- _SOURCE MATERIAL_
◇ ◇ ◇ ◇ ◇
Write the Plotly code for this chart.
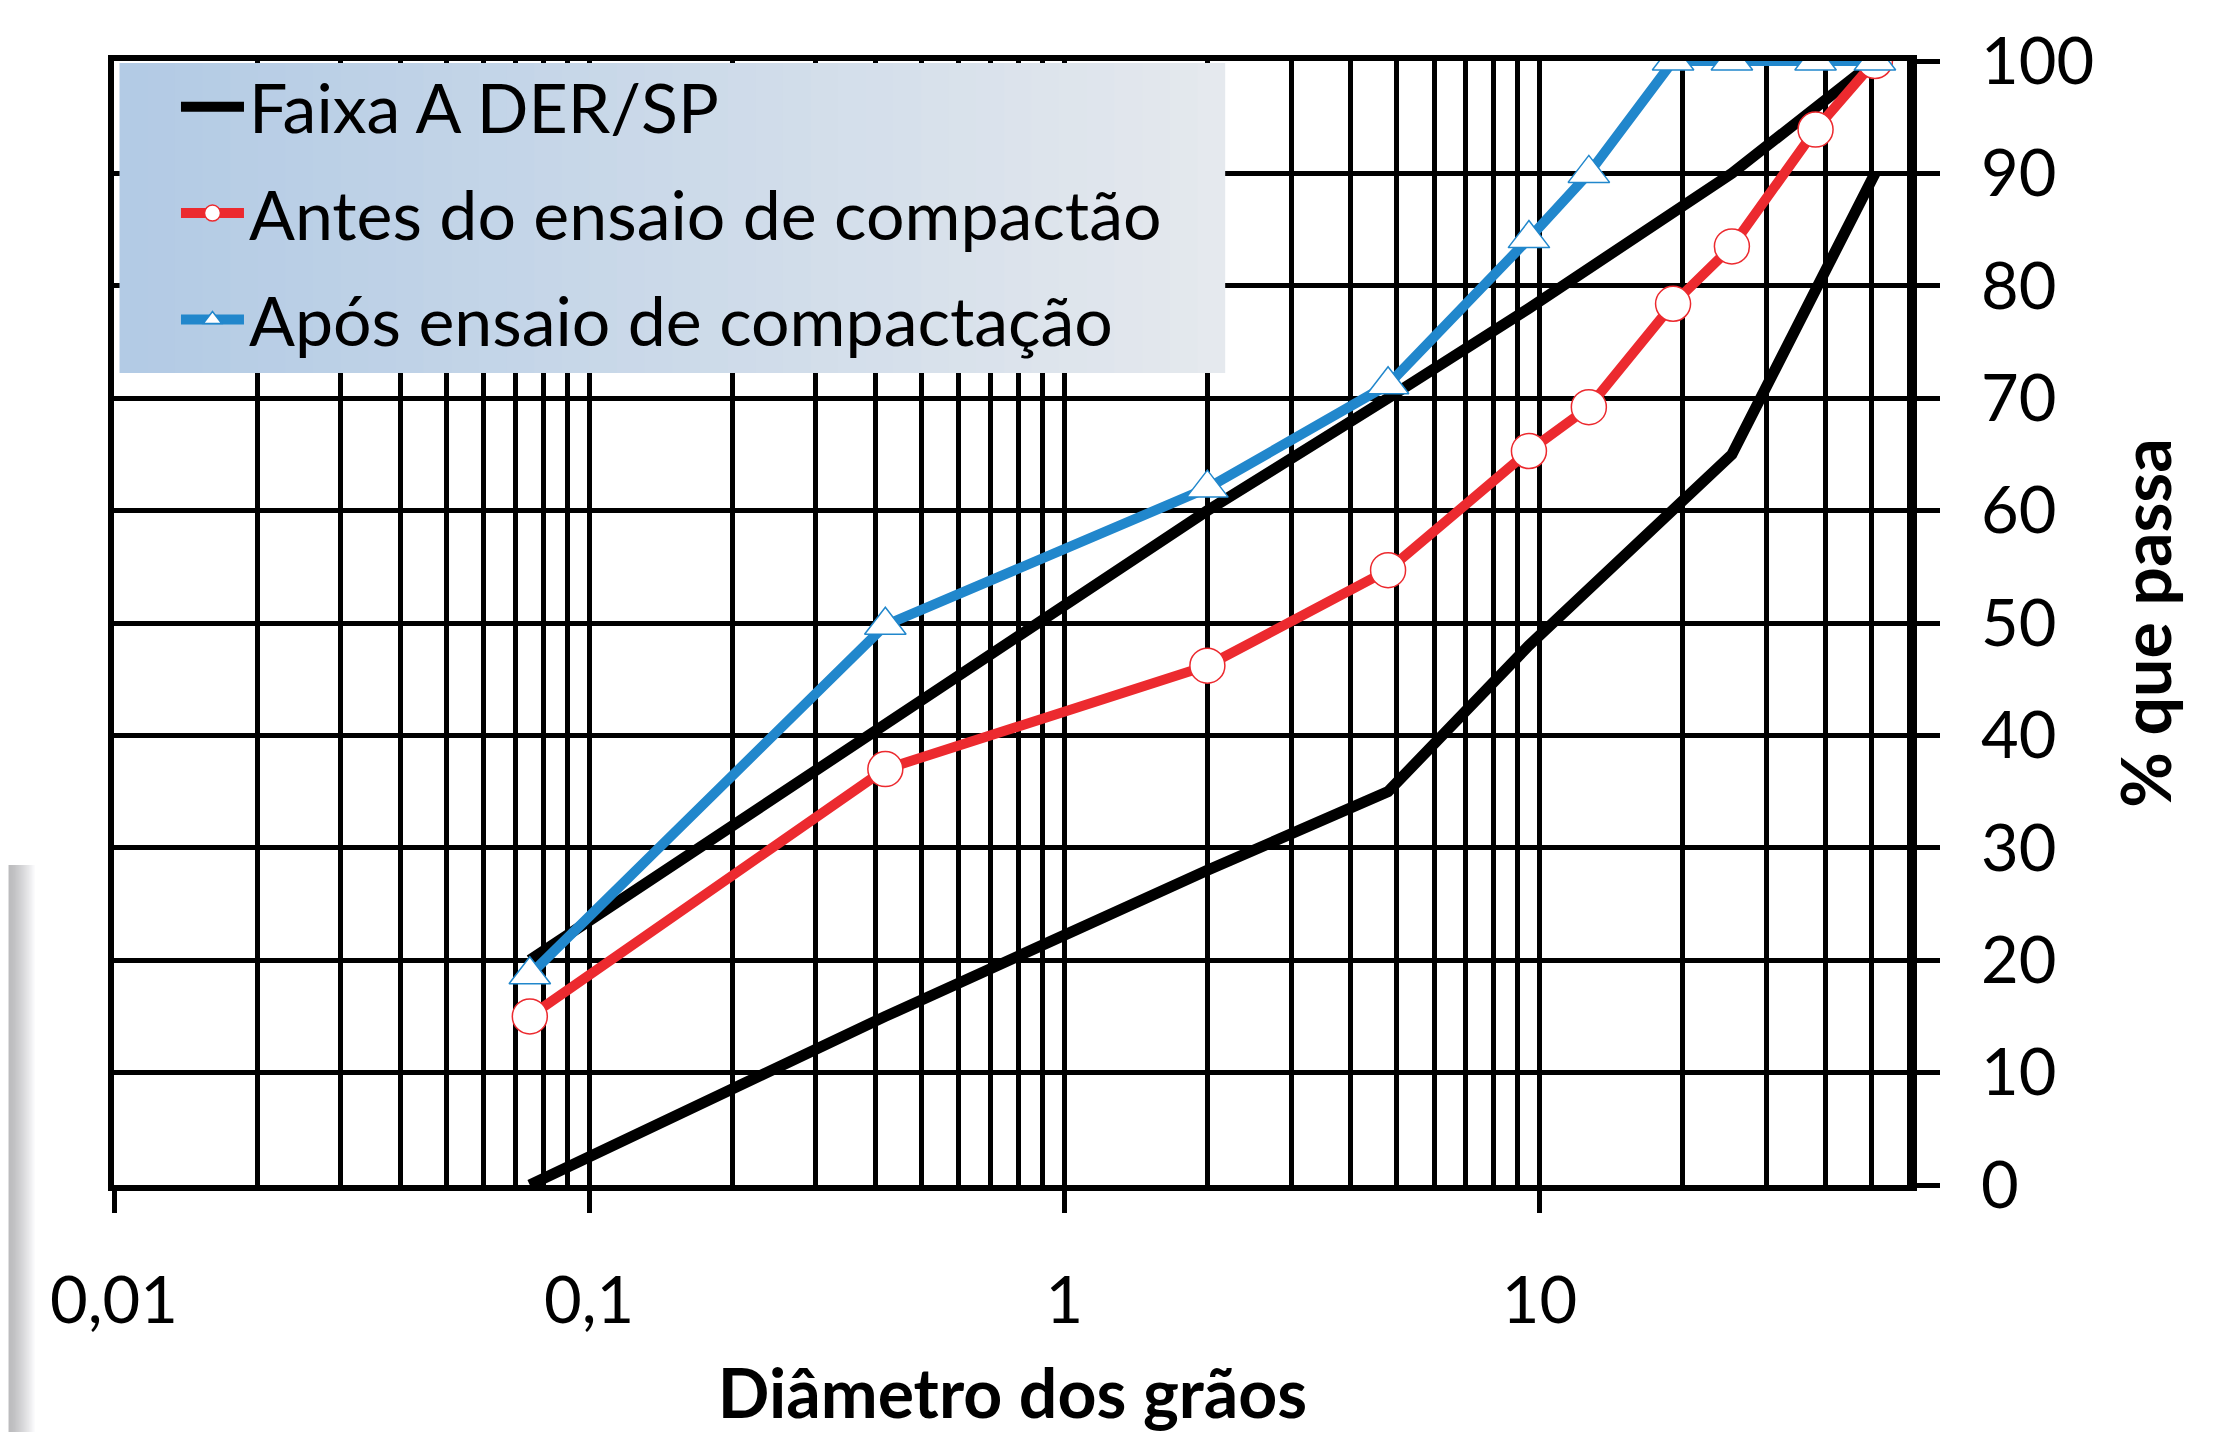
import numpy as np
import plotly.graph_objects as go

# ---------------- data ----------------
faixa_sup_x = [0.075, 0.42, 2.0, 4.8, 9.5, 25.4, 50.8]
faixa_sup_y = [20, 41, 60, 70, 78, 90, 100]
faixa_inf_x = [0.075, 0.42, 2.0, 4.8, 9.5, 25.4, 50.8]
faixa_inf_y = [0, 15, 28, 35, 48, 65, 90]

peneiras = [0.075, 0.42, 2.0, 4.8, 9.5, 12.7, 19.1, 25.4, 38.1, 50.8]
antes_y = [15.0, 37.0, 46.2, 54.7, 65.3, 69.2, 78.4, 83.5, 93.9, 100]
apos_y = [18.7, 49.8, 62.0, 71.2, 84.2, 90.0, 100, 100, 100, 100]

x_tickvals = [0.01, 0.1, 1, 10]
x_ticktext = ["0,01", "0,1", "1", "10"]
y_tickvals = [0, 10, 20, 30, 40, 50, 60, 70, 80, 90, 100]

FONT = "Lato, Carlito, Calibri, 'Liberation Sans', sans-serif"
FS_TICK = 65
FS_TXT = 68

# page offset of the html body (8px default margin)
OFF = 8
W, H = 2225 - OFF, 1432 - OFF
L, R, T, B = 113.5 - OFF, 1911 - OFF, 61 - OFF, 1185 - OFF

fig = go.Figure()

fig.add_trace(go.Scatter(
    x=faixa_sup_x + [None] + faixa_inf_x,
    y=faixa_sup_y + [None] + faixa_inf_y,
    mode="lines", name="Faixa A DER/SP", legendgroup="a",
    line=dict(color="black", width=11),
    connectgaps=False,
))
fig.add_trace(go.Scatter(
    x=peneiras, y=antes_y, mode="lines+markers",
    name="Antes do ensaio de compactão", legendgroup="b",
    line=dict(color="#ec2a2f", width=10),
    marker=dict(symbol="circle", size=35, color="white",
                line=dict(color="#ec2a2f", width=1.5)),
))
fig.add_trace(go.Scatter(
    x=peneiras, y=apos_y, mode="lines+markers",
    name="Após ensaio de compactação", legendgroup="c",
    line=dict(color="#2187cc", width=10),
    marker=dict(symbol="triangle-up", size=36, color="white",
                line=dict(color="#2187cc", width=1.5)),
))

# minor grid values (2..9 in each decade)
minor_vals = [m * 10.0 ** e for e in range(-2, 2) for m in range(2, 10) if m * 10.0 ** e <= 60]

pw = R - L
ph = B - T


def px2paperx(px):
    # px in page coordinates
    return (px - OFF - L) / pw


def px2papery(py):
    return 1 - (py - OFF - T) / ph


shapes = []
# legend background gradient (stripes)
lx0, lx1, ly0, ly1 = 119, 1225, 63, 373
n = 40
c0 = np.array([0xb3, 0xcb, 0xe5])
c1 = np.array([0xe5, 0xe9, 0xee])
for i in range(n):
    f = i / (n - 1)
    c = (c0 * (1 - f) + c1 * f).astype(int)
    xa = lx0 + (lx1 - lx0) * i / n
    xb = lx0 + (lx1 - lx0) * (i + 1) / n + 1
    shapes.append(dict(type="rect", xref="paper", yref="paper",
                       x0=px2paperx(xa), x1=px2paperx(min(xb, lx1)),
                       y0=px2papery(ly1), y1=px2papery(ly0),
                       fillcolor=f"rgb({c[0]},{c[1]},{c[2]})",
                       line=dict(width=0), layer="above"))
# left page shading artifact (gray fading band)
ns = 14
g0, g1 = 0xbc, 0xff
for i in range(ns):
    f = i / (ns - 1)
    g = int(g0 + (g1 - g0) * f ** 1.3)
    xa = OFF + i * 2
    shapes.append(dict(type="rect", xref="paper", yref="paper",
                       x0=px2paperx(xa), x1=px2paperx(xa + 2.5),
                       y0=px2papery(1440), y1=px2papery(865),
                       fillcolor=f"rgb({g},{g},{g + 2 if g < 254 else 255})",
                       line=dict(width=0), layer="below"))

fig.update_layout(
    width=W, height=H,
    margin=dict(l=L, r=W - R, t=T, b=H - B, pad=0, autoexpand=False),
    paper_bgcolor="white", plot_bgcolor="white",
    font=dict(family=FONT, size=FS_TICK, color="black"),
    showlegend=True,
    legend=dict(x=px2paperx(175.5), y=px2papery(56), xanchor="left", yanchor="top",
                bgcolor="rgba(0,0,0,0)", borderwidth=0,
                font=dict(family=FONT, size=FS_TXT, color="black"),
                traceorder="grouped", tracegroupgap=15, itemwidth=63),
    shapes=shapes,
    xaxis=dict(
        type="log", range=[np.log10(0.01), np.log10(60.5)],
        tickvals=x_tickvals, ticktext=x_ticktext,
        ticks="outside", ticklen=22, tickwidth=5, tickcolor="black",
        ticklabelstandoff=32,
        showgrid=True, gridcolor="black", gridwidth=4.5,
        minor=dict(tickvals=minor_vals, showgrid=True, gridcolor="black",
                   gridwidth=4.5, ticks=""),
        showline=True, linecolor="black", linewidth=6, mirror=True,
        zeroline=False, automargin=False, layer="below traces",
        title=dict(text="<b>Diâmetro dos grãos</b>", standoff=43,
                   font=dict(family=FONT, size=FS_TXT, color="black")),
    ),
    yaxis=dict(
        side="right", range=[0, 100], tickvals=y_tickvals,
        ticks="outside", ticklen=23, tickwidth=5, tickcolor="black",
        ticklabelstandoff=28,
        showgrid=True, gridcolor="black", gridwidth=4.5,
        showline=True, linecolor="black", linewidth=6, mirror=True,
        zeroline=False, automargin=False, layer="below traces",
        title=dict(text="<b>% que passa</b>", standoff=32,
                   font=dict(family=FONT, size=FS_TXT, color="black")),
    ),
)

fig.write_html("out.html")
◇ ◇ ◇ ◇ ◇
Using the material above, return every line exactly as it appears, minus the pictures.

Write the Plotly code for this chart.
import numpy as np
import plotly.graph_objects as go

# ---------------- data ----------------
faixa_sup_x = [0.075, 0.42, 2.0, 4.8, 9.5, 25.4, 50.8]
faixa_sup_y = [20, 41, 60, 70, 78, 90, 100]
faixa_inf_x = [0.075, 0.42, 2.0, 4.8, 9.5, 25.4, 50.8]
faixa_inf_y = [0, 15, 28, 35, 48, 65, 90]

peneiras = [0.075, 0.42, 2.0, 4.8, 9.5, 12.7, 19.1, 25.4, 38.1, 50.8]
antes_y = [15.0, 37.0, 46.2, 54.7, 65.3, 69.2, 78.4, 83.5, 93.9, 100]
apos_y = [18.7, 49.8, 62.0, 71.2, 84.2, 90.0, 100, 100, 100, 100]

x_tickvals = [0.01, 0.1, 1, 10]
x_ticktext = ["0,01", "0,1", "1", "10"]
y_tickvals = [0, 10, 20, 30, 40, 50, 60, 70, 80, 90, 100]

FONT = "Lato, Carlito, Calibri, 'Liberation Sans', sans-serif"
FS_TICK = 65
FS_TXT = 68

# page offset of the html body (8px default margin)
OFF = 8
W, H = 2225 - OFF, 1432 - OFF
L, R, T, B = 113.5 - OFF, 1911 - OFF, 61 - OFF, 1185 - OFF

fig = go.Figure()

fig.add_trace(go.Scatter(
    x=faixa_sup_x + [None] + faixa_inf_x,
    y=faixa_sup_y + [None] + faixa_inf_y,
    mode="lines", name="Faixa A DER/SP", legendgroup="a",
    line=dict(color="black", width=11),
    connectgaps=False,
))
fig.add_trace(go.Scatter(
    x=peneiras, y=antes_y, mode="lines+markers",
    name="Antes do ensaio de compactão", legendgroup="b",
    line=dict(color="#ec2a2f", width=10),
    marker=dict(symbol="circle", size=35, color="white",
                line=dict(color="#ec2a2f", width=1.5)),
))
fig.add_trace(go.Scatter(
    x=peneiras, y=apos_y, mode="lines+markers",
    name="Após ensaio de compactação", legendgroup="c",
    line=dict(color="#2187cc", width=10),
    marker=dict(symbol="triangle-up", size=36, color="white",
                line=dict(color="#2187cc", width=1.5)),
))

# minor grid values (2..9 in each decade)
minor_vals = [m * 10.0 ** e for e in range(-2, 2) for m in range(2, 10) if m * 10.0 ** e <= 60]

pw = R - L
ph = B - T


def px2paperx(px):
    # px in page coordinates
    return (px - OFF - L) / pw


def px2papery(py):
    return 1 - (py - OFF - T) / ph


shapes = []
# legend background gradient (stripes)
lx0, lx1, ly0, ly1 = 119, 1225, 63, 373
n = 40
c0 = np.array([0xb3, 0xcb, 0xe5])
c1 = np.array([0xe5, 0xe9, 0xee])
for i in range(n):
    f = i / (n - 1)
    c = (c0 * (1 - f) + c1 * f).astype(int)
    xa = lx0 + (lx1 - lx0) * i / n
    xb = lx0 + (lx1 - lx0) * (i + 1) / n + 1
    shapes.append(dict(type="rect", xref="paper", yref="paper",
                       x0=px2paperx(xa), x1=px2paperx(min(xb, lx1)),
                       y0=px2papery(ly1), y1=px2papery(ly0),
                       fillcolor=f"rgb({c[0]},{c[1]},{c[2]})",
                       line=dict(width=0), layer="above"))
# left page shading artifact (gray fading band)
ns = 14
g0, g1 = 0xbc, 0xff
for i in range(ns):
    f = i / (ns - 1)
    g = int(g0 + (g1 - g0) * f ** 1.3)
    xa = OFF + i * 2
    shapes.append(dict(type="rect", xref="paper", yref="paper",
                       x0=px2paperx(xa), x1=px2paperx(xa + 2.5),
                       y0=px2papery(1440), y1=px2papery(865),
                       fillcolor=f"rgb({g},{g},{g + 2 if g < 254 else 255})",
                       line=dict(width=0), layer="below"))

fig.update_layout(
    width=W, height=H,
    margin=dict(l=L, r=W - R, t=T, b=H - B, pad=0, autoexpand=False),
    paper_bgcolor="white", plot_bgcolor="white",
    font=dict(family=FONT, size=FS_TICK, color="black"),
    showlegend=True,
    legend=dict(x=px2paperx(175.5), y=px2papery(56), xanchor="left", yanchor="top",
                bgcolor="rgba(0,0,0,0)", borderwidth=0,
                font=dict(family=FONT, size=FS_TXT, color="black"),
                traceorder="grouped", tracegroupgap=15, itemwidth=63),
    shapes=shapes,
    xaxis=dict(
        type="log", range=[np.log10(0.01), np.log10(60.5)],
        tickvals=x_tickvals, ticktext=x_ticktext,
        ticks="outside", ticklen=22, tickwidth=5, tickcolor="black",
        ticklabelstandoff=32,
        showgrid=True, gridcolor="black", gridwidth=4.5,
        minor=dict(tickvals=minor_vals, showgrid=True, gridcolor="black",
                   gridwidth=4.5, ticks=""),
        showline=True, linecolor="black", linewidth=6, mirror=True,
        zeroline=False, automargin=False, layer="below traces",
        title=dict(text="<b>Diâmetro dos grãos</b>", standoff=43,
                   font=dict(family=FONT, size=FS_TXT, color="black")),
    ),
    yaxis=dict(
        side="right", range=[0, 100], tickvals=y_tickvals,
        ticks="outside", ticklen=23, tickwidth=5, tickcolor="black",
        ticklabelstandoff=28,
        showgrid=True, gridcolor="black", gridwidth=4.5,
        showline=True, linecolor="black", linewidth=6, mirror=True,
        zeroline=False, automargin=False, layer="below traces",
        title=dict(text="<b>% que passa</b>", standoff=32,
                   font=dict(family=FONT, size=FS_TXT, color="black")),
    ),
)

fig.write_html("out.html")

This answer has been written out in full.